Des consultations parlementaires déterminantes pour l’avenir du projet de loi 29 portant sur l’obsolescence et le droit à la réparation se sont ouvertes cette semaine à Québec. La première journée a été marquée par le passage de plusieurs experts représentant les consommateurs, notamment du secteur automobile. La plupart s’entendent pour dire que le projet de loi 29 est nécessaire, mais que le gouvernement du Québec devra aller plus loin pour protéger les consommateurs. Notamment avec un système de sanctions.

Garantie plancher

L’un des témoignages phares est venu d’un chargé de cours en droit de l’Université de Sherbrooke, Jonathan Mayer, dont les étudiants sont à l’origine de la loi sur le point d’être adoptée. Selon lui, la législation marque un « pas dans la bonne direction, mais elle est nettement insuffisante ». Il faudrait inclure de l’information directement sur les emballages et des mesures incitatives auprès des manufacturiers, insiste-t-il.
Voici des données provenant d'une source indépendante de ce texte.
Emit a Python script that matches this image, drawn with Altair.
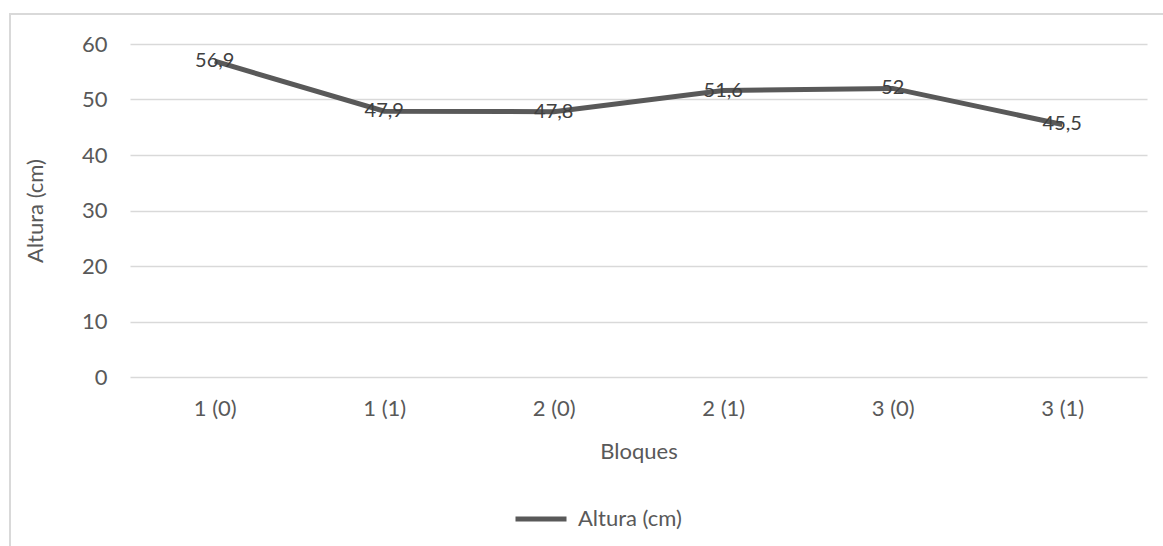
import altair as alt
import pandas as pd

categories = ["1 (0)", "1 (1)", "2 (0)", "2 (1)", "3 (0)", "3 (1)"]
values = [56.9, 47.9, 47.8, 51.6, 52.0, 45.5]
labels = ["56,9", "47,9", "47,8", "51,6", "52", "45,5"]
series = ["Altura (cm)"] * 6

df = pd.DataFrame({"Bloques": categories, "Altura": values, "label": labels, "serie": series})

FONT = "Lato"
FS = 22
GRAY = "#595959"

x = alt.X("Bloques:N", sort=categories, scale=alt.Scale(type="point", padding=0.5),
          axis=alt.Axis(title="Bloques", labelAngle=0, domain=False, ticks=False, labelPadding=21,
                        titleX=508.5, titleY=74, titleBaseline="middle"))
y = alt.Y("Altura:Q", scale=alt.Scale(domain=[0, 60]),
          axis=alt.Axis(title="Altura (cm)", values=[0, 10, 20, 30, 40, 50, 60], domain=False, ticks=False,
                        labelPadding=23, grid=True, gridColor="#d9d9d9", gridWidth=1.3,
                        titleX=-95, titleY=166.5, titleAngle=-90, titleBaseline="middle", titleAlign="center"))

border = alt.Chart(df).mark_rect(fill=None, stroke="#d9d9d9", strokeWidth=2).encode(
    x=alt.value(-120), x2=alt.value(1045), y=alt.value(-30), y2=alt.value(520)
)

line = alt.Chart(df).mark_line(strokeWidth=5, color=GRAY).encode(
    x=x, y=y,
    color=alt.Color("serie:N", scale=alt.Scale(range=[GRAY]),
                    legend=alt.Legend(title=None, orient="none", legendX=383, legendY=447,
                                      symbolType="stroke", symbolStrokeWidth=5, symbolSize=2601,
                                      labelFont=FONT, labelFontSize=FS, labelColor=GRAY, labelOffset=9))
)

text = alt.Chart(df).mark_text(font=FONT, fontSize=20, color="#404040", baseline="middle", align="center").encode(
    x=alt.X("Bloques:N", sort=categories), y="Altura:Q", text="label:N"
)

chart = alt.layer(border, line, text).properties(
    width=1017, height=333,
    background="white",
    autosize=alt.AutoSizeParams(type="none"),
    padding={"left": 130, "top": 44, "right": 16, "bottom": 169},
).configure_view(stroke=None).configure_axis(
    labelFont=FONT, labelFontSize=FS, labelColor=GRAY, titleFont=FONT, titleFontSize=FS,
    titleColor=GRAY, titleFontWeight="normal"
)

chart.save("out.html", embed_options={"renderer": "svg", "actions": False})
« La garantie de bon fonctionnement prévue dans le projet de loi vient établir une durée de vie plancher. Sauf que les durées vont être établies par le gouvernement. Il faudrait s’inspirer de l’Europe avec son indice de réparabilité, en fixant à l’achat une durée de cinq ans sur les électroménagers, pour la réparation et l’entretien. Et une durée légale de deux ans pour les appareils électroniques », estime-t-il.

Loi robuste

Équiterre réclame un droit à la réparation « robuste » et « accessible. » L’organisme y va de nombreuses recommandations, notamment la mise en marché d’un chargeur universel, l’accessibilité à des logiciels de mise à jour, l’instauration de garantie prolongée, l’accès à de la main-d’œuvre en réparation et à des ressources pour qu’un consommateur puisse réparer lui-même ses appareils.

Selon Équiterre, il est impératif que la loi prévoie également l’augmentation du « montant des sanctions liées aux pratiques d’obsolescence programmée afin qu’elles soient dissuasives pour les fabricants ». En ce qui concerne la réparabilité, Équiterre suggère d’inclure dans le « prix raisonnable d’une réparation le coût des pièces, et le cas échéant, le coût de la main-d’œuvre ».

Enfin, l’organisme, qui a rédigé le mémoire avec la contribution de plusieurs partenaires, dont la fondation David Suzuki et l’Association québécoise zéro déchet, demande au gouvernement de mettre en place des campagnes d’informations, de sensibilisation et d’éducation. « Il faut que les changements se rendent aux oreilles » des gens, indique Équiterre.

Le poids total des ressources nécessaires à la production d’un électroménager est 15 à 100 fois plus élevé que sa masse finale.

Équiterre

Les fameux citrons

La nouvelle loi prévoit aussi le droit à la réparation automobile. Le gouvernement Legault souhaite en finir avec les fameux citrons grâce à une plus grande responsabilisation des grands constructeurs.

Jean-François Champagne est président et directeur général de l’Association des industries automobiles du Canada (AIA). Il a d’abord rappelé que l’industrie de l’entretien et de la réparation automobile au Québec compte pour 7 milliards de dollars en revenus annuellement.

Avec la montée en flèche des voitures « dites connectées », l’AIA invite les députés québécois à adopter rapidement la loi. Selon M. Champagne, il est urgent de mettre fin au monopole des constructeurs qui « gardent jalousement » les données de divers capteurs et systèmes de télémétrie.

« Les garages et ateliers indépendants que nous représentons se retrouvent souvent dans l’impossibilité de proposer des services appropriés aux conducteurs de véhicules connectés. Et avec l’électrification du transport au Québec, il est essentiel d’avoir accès à des services d’entretien et de réparation partout, même en région », a-t-il dit.

Temps de réparation

En fin d’après-midi, mardi, le ministre de la Justice, Simon Jolin-Barrette, s’est dit ouvert à encadrer le temps qu’un commerçant aura pour réparer un bien défectueux. Dans son mémoire, l’Union des consommateurs a demandé que le délai maximal pour la réparation soit fixé à 25 jours. « Il y a un équilibre à atteindre aussi en fonction de la disponibilité des pièces et pour l’entreprise qui doit la réparer aussi », a toutefois indiqué le ministre Jolin-Barrette.

Mercredi, des experts du domaine manufacturier et de l’exportation au Québec prendront la parole. Les audiences se termineront avec les observations du Centre d’études et de recherches intersectorielles en économie circulaire.